● Given instruction:
What is wanted is an exact restatement of the lines from the one with "Rebuild this diagram as a LaTeX" through the one with "(0,0) rectangle (2066,1519);", both included, and of no other lines.

● Records supplied:
◇ ◇ ◇ ◇ ◇ ◇ ◇

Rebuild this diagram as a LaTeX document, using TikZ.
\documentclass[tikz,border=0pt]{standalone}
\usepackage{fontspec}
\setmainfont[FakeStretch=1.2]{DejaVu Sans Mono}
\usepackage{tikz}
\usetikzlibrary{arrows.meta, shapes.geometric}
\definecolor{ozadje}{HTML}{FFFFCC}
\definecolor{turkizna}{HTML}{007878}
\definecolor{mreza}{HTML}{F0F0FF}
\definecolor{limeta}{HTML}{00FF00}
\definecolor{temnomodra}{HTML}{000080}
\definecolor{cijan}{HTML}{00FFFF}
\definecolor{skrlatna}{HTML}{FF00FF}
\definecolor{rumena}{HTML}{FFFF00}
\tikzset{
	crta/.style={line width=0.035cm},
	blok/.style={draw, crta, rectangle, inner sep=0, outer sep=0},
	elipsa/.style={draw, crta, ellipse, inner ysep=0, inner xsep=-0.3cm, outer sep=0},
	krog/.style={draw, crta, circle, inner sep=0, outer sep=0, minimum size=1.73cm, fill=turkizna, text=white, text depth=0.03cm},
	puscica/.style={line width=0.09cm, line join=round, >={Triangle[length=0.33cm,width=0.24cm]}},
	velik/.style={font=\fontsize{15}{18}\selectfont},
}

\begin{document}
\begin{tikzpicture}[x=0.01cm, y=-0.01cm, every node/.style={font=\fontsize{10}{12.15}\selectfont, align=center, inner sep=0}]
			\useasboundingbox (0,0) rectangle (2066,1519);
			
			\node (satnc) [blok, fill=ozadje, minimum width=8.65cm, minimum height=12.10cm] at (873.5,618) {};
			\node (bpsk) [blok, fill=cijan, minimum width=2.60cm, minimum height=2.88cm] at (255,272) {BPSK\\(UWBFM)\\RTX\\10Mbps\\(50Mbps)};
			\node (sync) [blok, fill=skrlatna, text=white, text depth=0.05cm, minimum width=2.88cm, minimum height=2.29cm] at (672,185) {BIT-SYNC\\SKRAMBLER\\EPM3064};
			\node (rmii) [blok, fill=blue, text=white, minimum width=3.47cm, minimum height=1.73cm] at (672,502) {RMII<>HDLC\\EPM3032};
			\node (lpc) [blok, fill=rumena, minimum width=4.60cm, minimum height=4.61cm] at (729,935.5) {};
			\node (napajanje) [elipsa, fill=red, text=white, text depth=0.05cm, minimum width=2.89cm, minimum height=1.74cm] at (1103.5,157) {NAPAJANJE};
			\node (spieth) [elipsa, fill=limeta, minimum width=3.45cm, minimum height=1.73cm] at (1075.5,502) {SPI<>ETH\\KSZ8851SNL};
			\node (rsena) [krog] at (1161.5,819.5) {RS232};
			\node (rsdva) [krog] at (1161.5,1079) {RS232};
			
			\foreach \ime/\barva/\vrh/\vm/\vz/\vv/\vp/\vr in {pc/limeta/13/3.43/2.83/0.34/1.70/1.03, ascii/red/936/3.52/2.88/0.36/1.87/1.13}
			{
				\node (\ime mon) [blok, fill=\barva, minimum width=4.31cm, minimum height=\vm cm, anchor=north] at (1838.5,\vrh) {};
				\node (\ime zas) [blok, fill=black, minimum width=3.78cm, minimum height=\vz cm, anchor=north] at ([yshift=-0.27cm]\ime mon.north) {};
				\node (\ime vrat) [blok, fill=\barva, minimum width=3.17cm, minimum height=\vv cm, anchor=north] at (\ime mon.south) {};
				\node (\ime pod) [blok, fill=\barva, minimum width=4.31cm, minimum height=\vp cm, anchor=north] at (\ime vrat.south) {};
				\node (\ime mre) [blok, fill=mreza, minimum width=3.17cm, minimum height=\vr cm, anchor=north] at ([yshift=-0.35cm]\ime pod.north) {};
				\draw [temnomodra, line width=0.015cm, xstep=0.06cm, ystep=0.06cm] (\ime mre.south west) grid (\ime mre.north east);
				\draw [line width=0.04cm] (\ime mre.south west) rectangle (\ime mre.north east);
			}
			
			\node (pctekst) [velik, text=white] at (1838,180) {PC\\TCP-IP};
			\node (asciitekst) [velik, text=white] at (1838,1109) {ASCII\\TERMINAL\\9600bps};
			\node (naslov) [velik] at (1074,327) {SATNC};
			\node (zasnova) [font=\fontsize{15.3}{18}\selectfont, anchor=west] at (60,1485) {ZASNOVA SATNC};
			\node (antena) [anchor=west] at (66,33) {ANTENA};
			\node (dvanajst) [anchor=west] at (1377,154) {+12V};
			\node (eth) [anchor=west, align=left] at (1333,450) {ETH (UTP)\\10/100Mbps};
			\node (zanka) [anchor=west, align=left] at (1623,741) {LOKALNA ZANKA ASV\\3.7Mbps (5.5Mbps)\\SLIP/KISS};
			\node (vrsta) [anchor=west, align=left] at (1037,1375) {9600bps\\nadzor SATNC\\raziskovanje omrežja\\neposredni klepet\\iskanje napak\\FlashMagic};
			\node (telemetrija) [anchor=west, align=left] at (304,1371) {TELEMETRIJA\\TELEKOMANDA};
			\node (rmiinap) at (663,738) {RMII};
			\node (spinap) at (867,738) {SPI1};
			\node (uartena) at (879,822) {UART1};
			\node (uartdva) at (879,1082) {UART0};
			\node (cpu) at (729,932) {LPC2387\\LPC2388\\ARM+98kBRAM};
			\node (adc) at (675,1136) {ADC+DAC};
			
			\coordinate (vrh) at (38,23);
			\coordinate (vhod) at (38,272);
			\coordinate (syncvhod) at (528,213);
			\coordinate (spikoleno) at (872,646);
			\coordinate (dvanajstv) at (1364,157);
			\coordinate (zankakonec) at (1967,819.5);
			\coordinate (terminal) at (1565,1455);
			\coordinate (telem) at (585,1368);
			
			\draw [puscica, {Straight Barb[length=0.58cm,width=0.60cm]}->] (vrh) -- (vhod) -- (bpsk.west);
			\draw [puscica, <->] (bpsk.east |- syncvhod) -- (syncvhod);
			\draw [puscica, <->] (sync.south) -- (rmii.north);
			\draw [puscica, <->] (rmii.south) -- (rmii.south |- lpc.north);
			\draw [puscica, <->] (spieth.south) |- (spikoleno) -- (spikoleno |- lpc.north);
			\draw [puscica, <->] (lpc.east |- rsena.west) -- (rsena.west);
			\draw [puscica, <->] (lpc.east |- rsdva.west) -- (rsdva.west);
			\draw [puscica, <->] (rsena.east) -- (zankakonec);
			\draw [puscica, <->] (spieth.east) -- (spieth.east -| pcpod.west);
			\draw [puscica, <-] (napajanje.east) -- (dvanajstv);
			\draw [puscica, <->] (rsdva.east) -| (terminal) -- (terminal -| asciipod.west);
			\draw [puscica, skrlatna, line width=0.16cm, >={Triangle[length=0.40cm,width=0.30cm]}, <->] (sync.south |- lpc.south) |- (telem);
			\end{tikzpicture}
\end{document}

◇ ◇ ◇ ◇ ◇ ◇ ◇

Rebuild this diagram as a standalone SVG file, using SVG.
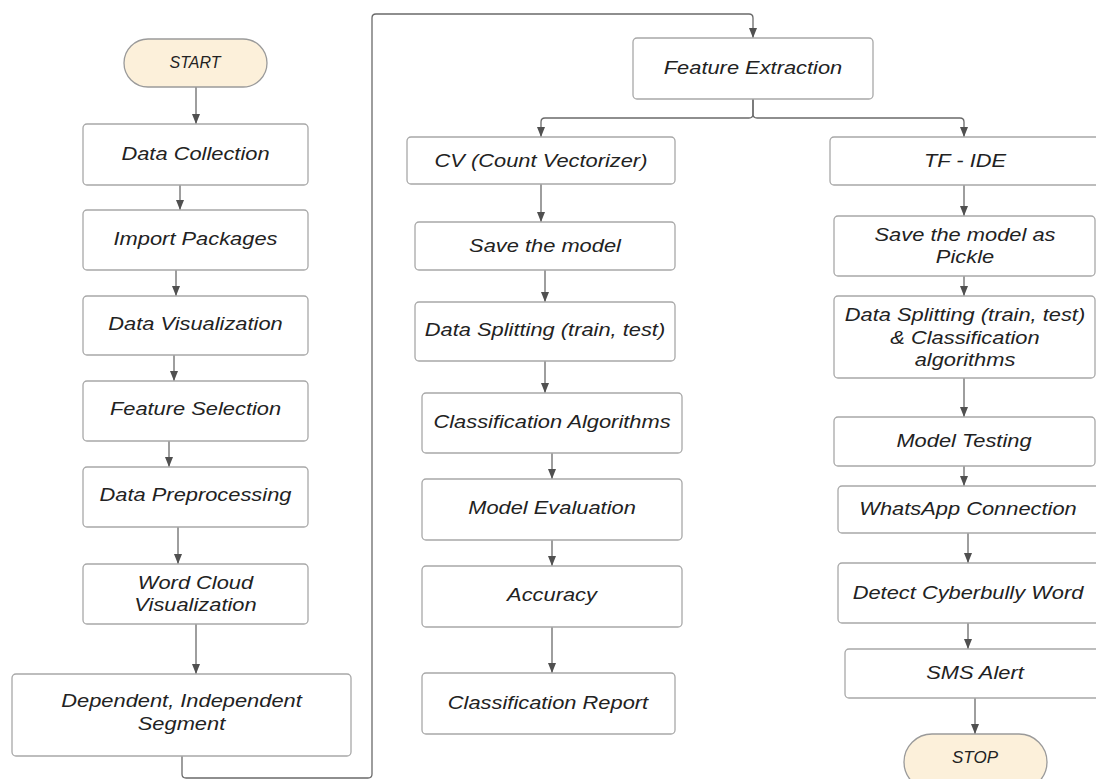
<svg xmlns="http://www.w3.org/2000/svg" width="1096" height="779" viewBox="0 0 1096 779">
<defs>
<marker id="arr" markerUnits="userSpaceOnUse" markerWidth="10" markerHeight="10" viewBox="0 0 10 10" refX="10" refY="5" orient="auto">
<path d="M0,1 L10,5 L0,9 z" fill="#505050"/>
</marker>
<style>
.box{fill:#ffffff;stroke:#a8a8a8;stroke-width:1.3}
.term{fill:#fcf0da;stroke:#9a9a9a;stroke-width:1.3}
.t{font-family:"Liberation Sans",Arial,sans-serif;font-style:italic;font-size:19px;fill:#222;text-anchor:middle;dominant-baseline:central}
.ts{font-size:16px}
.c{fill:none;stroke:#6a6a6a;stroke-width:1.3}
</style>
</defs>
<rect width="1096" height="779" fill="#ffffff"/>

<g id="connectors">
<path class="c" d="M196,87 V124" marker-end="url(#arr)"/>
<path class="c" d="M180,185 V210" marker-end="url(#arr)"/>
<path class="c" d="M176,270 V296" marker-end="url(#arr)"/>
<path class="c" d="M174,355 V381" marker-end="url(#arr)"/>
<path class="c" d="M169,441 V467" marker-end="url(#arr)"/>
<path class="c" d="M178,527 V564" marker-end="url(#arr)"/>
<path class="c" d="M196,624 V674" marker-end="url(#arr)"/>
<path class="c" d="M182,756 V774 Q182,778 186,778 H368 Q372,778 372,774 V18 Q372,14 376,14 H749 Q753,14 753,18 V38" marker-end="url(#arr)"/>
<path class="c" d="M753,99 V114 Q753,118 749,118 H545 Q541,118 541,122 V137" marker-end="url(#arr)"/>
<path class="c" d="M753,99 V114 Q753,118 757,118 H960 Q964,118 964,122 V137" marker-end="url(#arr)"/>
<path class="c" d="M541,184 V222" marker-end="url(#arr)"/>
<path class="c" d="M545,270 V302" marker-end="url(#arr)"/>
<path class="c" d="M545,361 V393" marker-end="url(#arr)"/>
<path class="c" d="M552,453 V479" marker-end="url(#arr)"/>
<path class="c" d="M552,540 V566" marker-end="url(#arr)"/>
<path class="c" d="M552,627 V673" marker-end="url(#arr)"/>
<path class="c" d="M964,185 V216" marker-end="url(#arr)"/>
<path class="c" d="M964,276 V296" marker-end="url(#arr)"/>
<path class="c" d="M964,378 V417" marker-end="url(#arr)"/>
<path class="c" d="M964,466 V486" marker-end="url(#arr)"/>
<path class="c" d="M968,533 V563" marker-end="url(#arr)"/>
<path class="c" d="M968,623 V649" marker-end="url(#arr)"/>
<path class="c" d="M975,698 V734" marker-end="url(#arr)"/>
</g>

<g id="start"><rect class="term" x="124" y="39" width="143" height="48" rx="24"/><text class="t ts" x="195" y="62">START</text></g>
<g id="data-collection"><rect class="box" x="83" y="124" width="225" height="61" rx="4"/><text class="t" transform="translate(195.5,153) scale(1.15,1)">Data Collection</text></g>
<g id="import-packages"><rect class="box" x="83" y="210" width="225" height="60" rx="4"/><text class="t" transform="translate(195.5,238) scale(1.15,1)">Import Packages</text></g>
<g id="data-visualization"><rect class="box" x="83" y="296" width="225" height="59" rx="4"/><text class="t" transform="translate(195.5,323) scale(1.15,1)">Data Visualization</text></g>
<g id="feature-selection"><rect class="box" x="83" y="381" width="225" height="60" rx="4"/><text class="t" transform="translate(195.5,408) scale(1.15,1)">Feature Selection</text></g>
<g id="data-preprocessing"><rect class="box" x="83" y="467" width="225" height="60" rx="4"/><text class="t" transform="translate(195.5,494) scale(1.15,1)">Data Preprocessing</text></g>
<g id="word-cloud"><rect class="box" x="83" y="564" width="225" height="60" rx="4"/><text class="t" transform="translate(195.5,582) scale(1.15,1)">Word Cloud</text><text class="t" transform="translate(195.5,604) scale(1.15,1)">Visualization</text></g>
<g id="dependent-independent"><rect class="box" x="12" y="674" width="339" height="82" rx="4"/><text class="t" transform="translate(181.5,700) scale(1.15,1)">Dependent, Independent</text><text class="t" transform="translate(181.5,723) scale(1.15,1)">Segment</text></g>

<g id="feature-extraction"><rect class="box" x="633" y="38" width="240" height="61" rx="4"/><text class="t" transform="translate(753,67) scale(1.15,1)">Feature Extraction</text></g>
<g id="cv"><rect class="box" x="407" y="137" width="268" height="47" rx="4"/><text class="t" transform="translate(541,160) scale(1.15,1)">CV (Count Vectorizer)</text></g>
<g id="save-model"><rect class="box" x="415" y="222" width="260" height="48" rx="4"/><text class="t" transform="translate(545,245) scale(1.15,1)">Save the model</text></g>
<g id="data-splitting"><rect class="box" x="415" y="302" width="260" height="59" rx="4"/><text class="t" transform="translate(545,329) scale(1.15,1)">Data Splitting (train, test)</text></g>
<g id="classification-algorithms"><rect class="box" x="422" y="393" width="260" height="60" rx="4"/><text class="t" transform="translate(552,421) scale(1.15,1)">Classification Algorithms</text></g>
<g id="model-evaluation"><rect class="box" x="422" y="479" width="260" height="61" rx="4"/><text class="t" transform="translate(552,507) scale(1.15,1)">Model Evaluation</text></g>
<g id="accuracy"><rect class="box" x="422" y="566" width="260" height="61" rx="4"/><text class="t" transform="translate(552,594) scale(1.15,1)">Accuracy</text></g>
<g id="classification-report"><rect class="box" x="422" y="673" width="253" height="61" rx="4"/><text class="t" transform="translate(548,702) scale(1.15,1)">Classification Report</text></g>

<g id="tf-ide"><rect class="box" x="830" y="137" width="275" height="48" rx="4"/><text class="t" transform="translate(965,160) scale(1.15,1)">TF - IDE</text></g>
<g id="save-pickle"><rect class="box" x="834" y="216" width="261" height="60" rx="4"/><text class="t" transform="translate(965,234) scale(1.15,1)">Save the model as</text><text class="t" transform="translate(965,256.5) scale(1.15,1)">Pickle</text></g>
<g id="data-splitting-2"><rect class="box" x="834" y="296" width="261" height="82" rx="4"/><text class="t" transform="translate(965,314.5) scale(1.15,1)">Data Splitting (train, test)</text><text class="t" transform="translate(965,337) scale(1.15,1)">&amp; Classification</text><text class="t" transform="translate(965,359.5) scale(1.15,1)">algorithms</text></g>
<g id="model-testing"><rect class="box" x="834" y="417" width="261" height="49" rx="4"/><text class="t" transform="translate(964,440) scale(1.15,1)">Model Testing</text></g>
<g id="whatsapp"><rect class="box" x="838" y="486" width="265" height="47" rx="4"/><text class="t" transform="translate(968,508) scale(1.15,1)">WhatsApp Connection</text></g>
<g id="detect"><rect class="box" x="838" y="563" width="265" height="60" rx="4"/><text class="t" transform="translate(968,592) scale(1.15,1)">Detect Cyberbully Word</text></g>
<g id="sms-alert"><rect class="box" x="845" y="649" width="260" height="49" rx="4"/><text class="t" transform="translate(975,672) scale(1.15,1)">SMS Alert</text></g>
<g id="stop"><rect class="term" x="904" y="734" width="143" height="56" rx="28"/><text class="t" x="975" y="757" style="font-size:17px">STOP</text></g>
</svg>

◇ ◇ ◇ ◇ ◇ ◇ ◇

● Full solution:
Rebuild this diagram as a LaTeX document, using TikZ.
\documentclass[tikz,border=0pt]{standalone}
\usepackage{fontspec}
\setmainfont[FakeStretch=1.2]{DejaVu Sans Mono}
\usepackage{tikz}
\usetikzlibrary{arrows.meta, shapes.geometric}
\definecolor{ozadje}{HTML}{FFFFCC}
\definecolor{turkizna}{HTML}{007878}
\definecolor{mreza}{HTML}{F0F0FF}
\definecolor{limeta}{HTML}{00FF00}
\definecolor{temnomodra}{HTML}{000080}
\definecolor{cijan}{HTML}{00FFFF}
\definecolor{skrlatna}{HTML}{FF00FF}
\definecolor{rumena}{HTML}{FFFF00}
\tikzset{
	crta/.style={line width=0.035cm},
	blok/.style={draw, crta, rectangle, inner sep=0, outer sep=0},
	elipsa/.style={draw, crta, ellipse, inner ysep=0, inner xsep=-0.3cm, outer sep=0},
	krog/.style={draw, crta, circle, inner sep=0, outer sep=0, minimum size=1.73cm, fill=turkizna, text=white, text depth=0.03cm},
	puscica/.style={line width=0.09cm, line join=round, >={Triangle[length=0.33cm,width=0.24cm]}},
	velik/.style={font=\fontsize{15}{18}\selectfont},
}

\begin{document}
\begin{tikzpicture}[x=0.01cm, y=-0.01cm, every node/.style={font=\fontsize{10}{12.15}\selectfont, align=center, inner sep=0}]
			\useasboundingbox (0,0) rectangle (2066,1519);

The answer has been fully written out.